Task objective - From the listing below, pick out each line with the word "matplotlib".

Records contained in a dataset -
* * *

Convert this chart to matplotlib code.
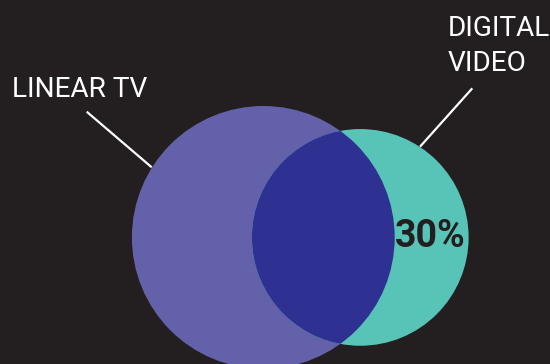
import numpy as np
import matplotlib
matplotlib.use("Agg")
import matplotlib.pyplot as plt
from matplotlib.patches import Circle

# Audience sets: relative reach (area) of each circle
sets = ["LINEAR TV", "DIGITAL\nVIDEO"]
reach = [100, 68]
digital_only_share = 30  # % of digital video viewers not reached by linear TV

BG = "#231F20"
C_LINEAR = "#6461AB"
C_DIGITAL = "#58C3B7"
C_OVERLAP = "#2E3192"

W, H = 550, 364
fig = plt.figure(figsize=(W / 100, H / 100), dpi=100, facecolor=BG)
ax = fig.add_axes([0, 0, 1, 1])
ax.set_facecolor(BG)
ax.set_xlim(0, W)
ax.set_ylim(H, 0)
ax.set_aspect("equal")
ax.axis("off")

# layout: pixel scale for a reach of 100, circle centres
unit = 131.4
cy = 237.4
cx_linear = 263.3
separation = 0.738 * unit

r_lin = unit * np.sqrt(reach[0] / 100)
r_dig = unit * np.sqrt(reach[1] / 100)
cx_dig = cx_linear + separation

lin = Circle((cx_linear, cy), r_lin, facecolor=C_LINEAR, edgecolor="none", zorder=1)
dig = Circle((cx_dig, cy), r_dig, facecolor=C_DIGITAL, edgecolor="none", zorder=2)
ax.add_patch(lin)
ax.add_patch(dig)

# overlap: the digital circle clipped to the linear circle
ov = Circle((cx_dig, cy), r_dig, facecolor=C_OVERLAP, edgecolor="none", zorder=3)
ax.add_patch(ov)
clip = Circle((cx_linear, cy), r_lin, transform=ax.transData)
ov.set_clip_path(clip)

font = ["Roboto", "DejaVu Sans"]

# set labels with leader lines
ax.text(12, 96.7, sets[0], color="white", fontsize=20.2, family=font,
        ha="left", va="baseline", zorder=5)
ax.plot([86.7, 151.7], [111.7, 167.3], color="white", lw=1.6,
        solid_capstyle="butt", zorder=5)

for i, line in enumerate(sets[1].split("\n")):
    ax.text(447.5, 36 + 35 * i, line, color="white", fontsize=20.2, family=font,
            ha="left", va="baseline", zorder=5)
ax.plot([472.3, 420.0], [88.3, 146.7], color="white", lw=1.6,
        solid_capstyle="butt", zorder=5)

# share of digital-only viewers
ax.text(430.3, 247.3, f"{digital_only_share}%", color=BG, fontsize=27,
        fontweight="bold", family=font, ha="center", va="baseline", zorder=6)

fig.savefig("out.png", dpi=100, facecolor=BG)
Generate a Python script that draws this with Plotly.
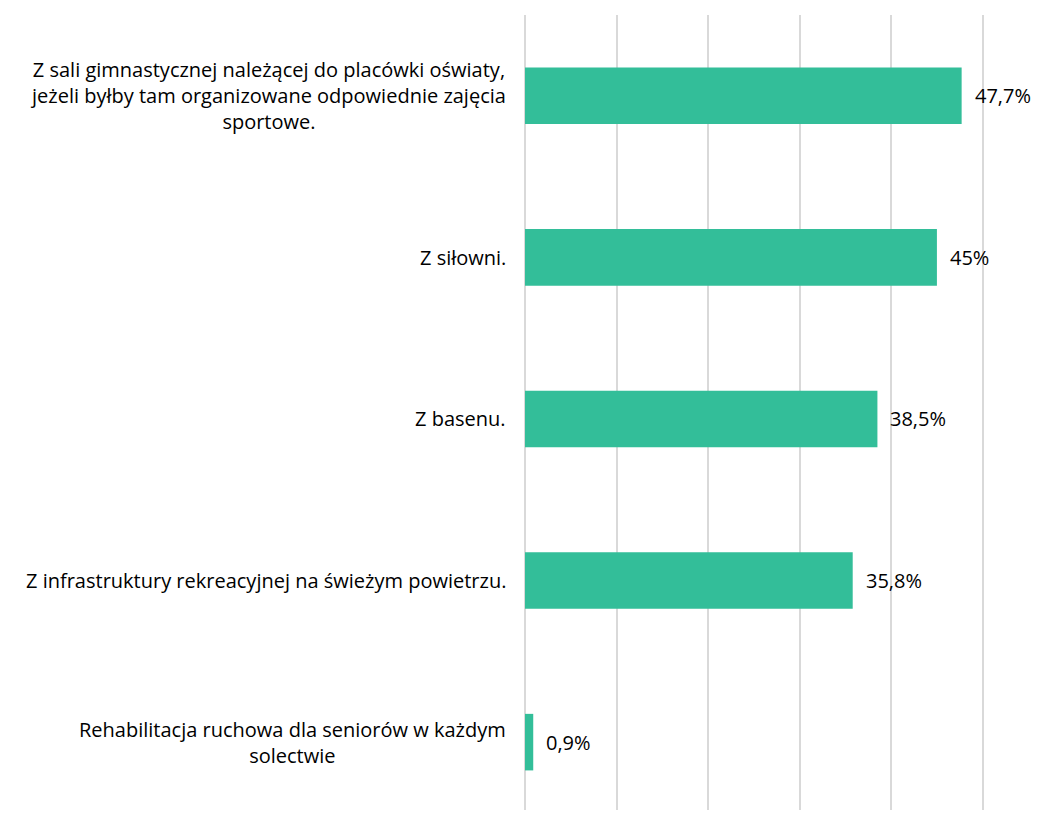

* * *

Exercise solution -
Convert this chart to matplotlib code.
import matplotlib
matplotlib.use("Agg")
import matplotlib.pyplot as plt
from matplotlib.patches import Circle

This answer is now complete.